A brazen caravan of honking cars - some bearing photos of state Rep. Minnie Gonzalez, one carrying Gonzalez herself - wound down Park Street Tuesday night to deliver, through cheers and the waving of Puerto Rican flags, a message to Hartford Mayor Eddie A. Perez: You lost.

The caravan was a response to the results of a Democratic town committee race Tuesday, a neighborhood contest in the 3rd District that pitted Gonzalez and her slate against a slate of 12 challengers assembled and backed by the mayor.

Unofficial results show that Gonzalez's slate, a group of veterans who made door-to-door appeals to voters, bested the challenge slate, which relied on television advertising, by a significant margin.

Gonzalez and her supporters celebrated with a late-night parade down Park Street, the city's Latino commercial center, past the headquarters of the Perez-backed slate.

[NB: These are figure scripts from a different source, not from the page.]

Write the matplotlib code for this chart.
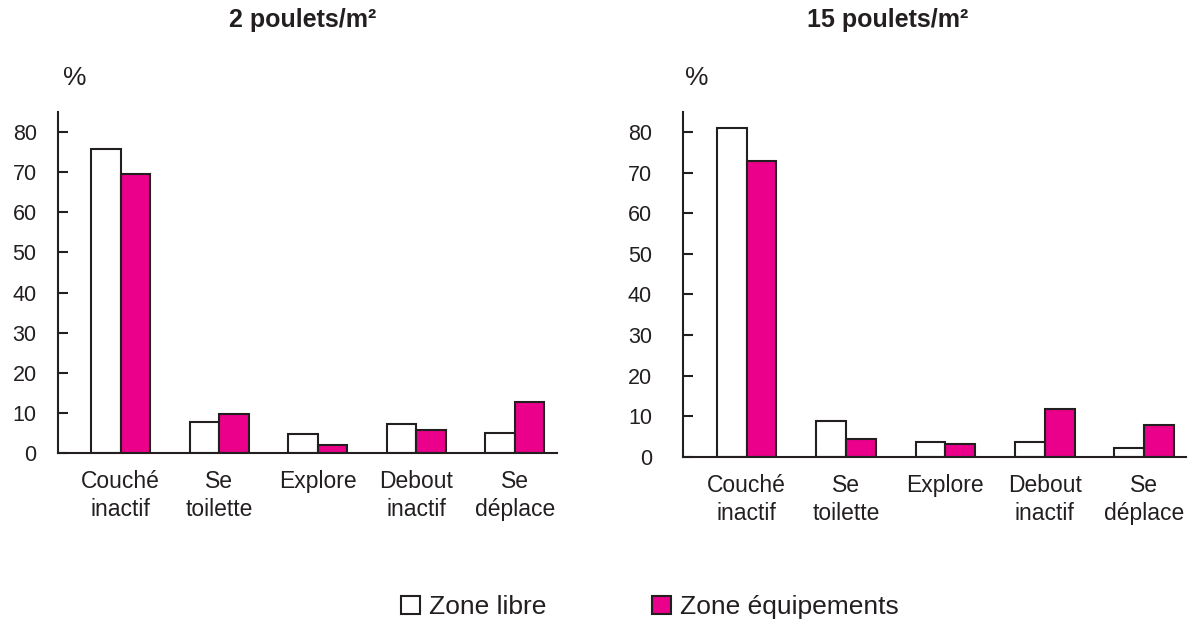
import numpy as np
import matplotlib
matplotlib.use("Agg")
import matplotlib.pyplot as plt

plt.rcParams['font.family'] = ['Liberation Sans', 'DejaVu Sans']

categories = ["Couché\ninactif", "Se\ntoilette", "Explore", "Debout\ninactif", "Se\ndéplace"]
series_names = ["Zone libre", "Zone équipements"]
titles = ["2 poulets/m²", "15 poulets/m²"]

libre_2 = [75.8, 7.8, 4.7, 7.3, 5.0]
equip_2 = [69.6, 9.8, 2.0, 5.7, 12.8]
libre_15 = [81.0, 8.8, 3.6, 3.6, 2.1]
equip_15 = [72.8, 4.5, 3.2, 11.9, 7.8]

yticks = [0, 10, 20, 30, 40, 50, 60, 70, 80]

INK = '#231f20'
MAGENTA = '#ea008a'

fig = plt.figure(figsize=(11.95, 6.21), dpi=100)
W, H = 1195, 621

def px_axes(x0, x1, ytop, ybot):
    return fig.add_axes([x0 / W, 1 - ybot / H, (x1 - x0) / W, (ybot - ytop) / H])

ax1 = px_axes(57.5, 557, 112, 453)
ax2 = px_axes(682.5, 1186, 112, 457)

panels = [(ax1, libre_2, equip_2, 85.0, 15, (-0.642, 4.43)),
          (ax2, libre_15, equip_15, 84.9, 22, (-0.645, 4.42))]
x = np.arange(len(categories))
w = 0.30
handles = None
for ax, lib, eq, ytop, pad, xl in panels:
    b1 = ax.bar(x - w / 2, lib, width=w, color='white', edgecolor=INK, linewidth=1.5)
    b2 = ax.bar(x + w / 2, eq, width=w, color=MAGENTA, edgecolor=INK, linewidth=1.5)
    handles = [b1, b2]
    ax.set_xlim(*xl)
    ax.set_ylim(0, ytop)
    ax.set_yticks(yticks)
    ax.set_yticklabels([str(v) for v in yticks], fontsize=15.5, color=INK)
    ax.tick_params(axis='y', direction='in', length=7.5, width=1.5, color=INK, pad=pad)
    ax.set_xticks(x)
    ax.set_xticklabels(categories, fontsize=16.5, color=INK, va='top', linespacing=1.27)
    ax.tick_params(axis='x', length=0, pad=12)
    for s in ['top', 'right']:
        ax.spines[s].set_visible(False)
    for s in ['left', 'bottom']:
        ax.spines[s].set_color(INK)
        ax.spines[s].set_linewidth(1.5)

fig.text(303 / W, 1 - 20 / H, titles[0], ha='center', va='center', fontsize=18, fontweight='bold', color=INK)
fig.text(888 / W, 1 - 20 / H, titles[1], ha='center', va='center', fontsize=18, fontweight='bold', color=INK)
fig.text(75 / W, 1 - 78 / H, '%', ha='center', va='center', fontsize=19, color=INK)
fig.text(697 / W, 1 - 78 / H, '%', ha='center', va='center', fontsize=19, color=INK)

leg = fig.legend(handles, series_names, loc='center', bbox_to_anchor=(650 / W, 1 - 607 / H),
                 ncol=2, frameon=False, fontsize=19, handlelength=0.7, handleheight=0.7,
                 handletextpad=0.35, columnspacing=4.0, borderpad=0)
for t in leg.get_texts():
    t.set_color(INK)

fig.savefig('out.png', dpi=100)
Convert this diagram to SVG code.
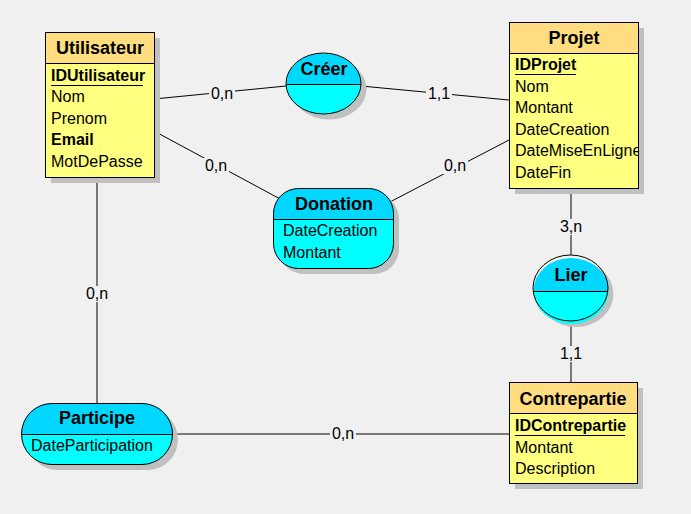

The 3rd District race, and its results, have highlighted the acrimony between Gonzalez and Perez and, judging from the Gonzalez camp's victory, is a sign of Latino opposition to Perez as he seeks re-election next year.

"We kicked his butt today," said Ramon Arroyo, Gonzalez's husband, who wore a T-shirt referring to Perez as "The Puerto Rican Exterminator."

"And," Arroyo said, "we're waiting for him in 2007."

Gonzalez's 3rd District, covering Parkville and Frog Hollow, is just 12 members of the overall 70 on the Democratic town committee that takes office this month. The committee will decide whether to endorse Perez for re-election next year, and the mayor appears to have enough support in other districts to get the endorsement.

Perez was victorious elsewhere in the city Tuesday when it came to the two other contested town committee races.

In the 4th District, covering the heavily Latino South Green neighborhood, a slate made up of Perez allies won handily over a challenge slate of relative unknowns believed to be affiliated with Gonzalez. In the 5th District, covering the North End and downtown, a slate led by state Rep. Marie Kirkley-Bey and newfound Perez ally Abraham L. Gilesbested a slate of challengers.

But back to the 3rd District.

Perez was at a meeting Tuesday night of the board of education, which he heads as chairman. But Matt Hennessy, the mayor's chief of staff, and the mayor's brother William, who ran on the losing slate, were on hand to provide pep talks. They said the slate had a respectable showing considering it was assembled in haste and was going up against a slate led by a 10-year legislator entrenched in the neighborhood.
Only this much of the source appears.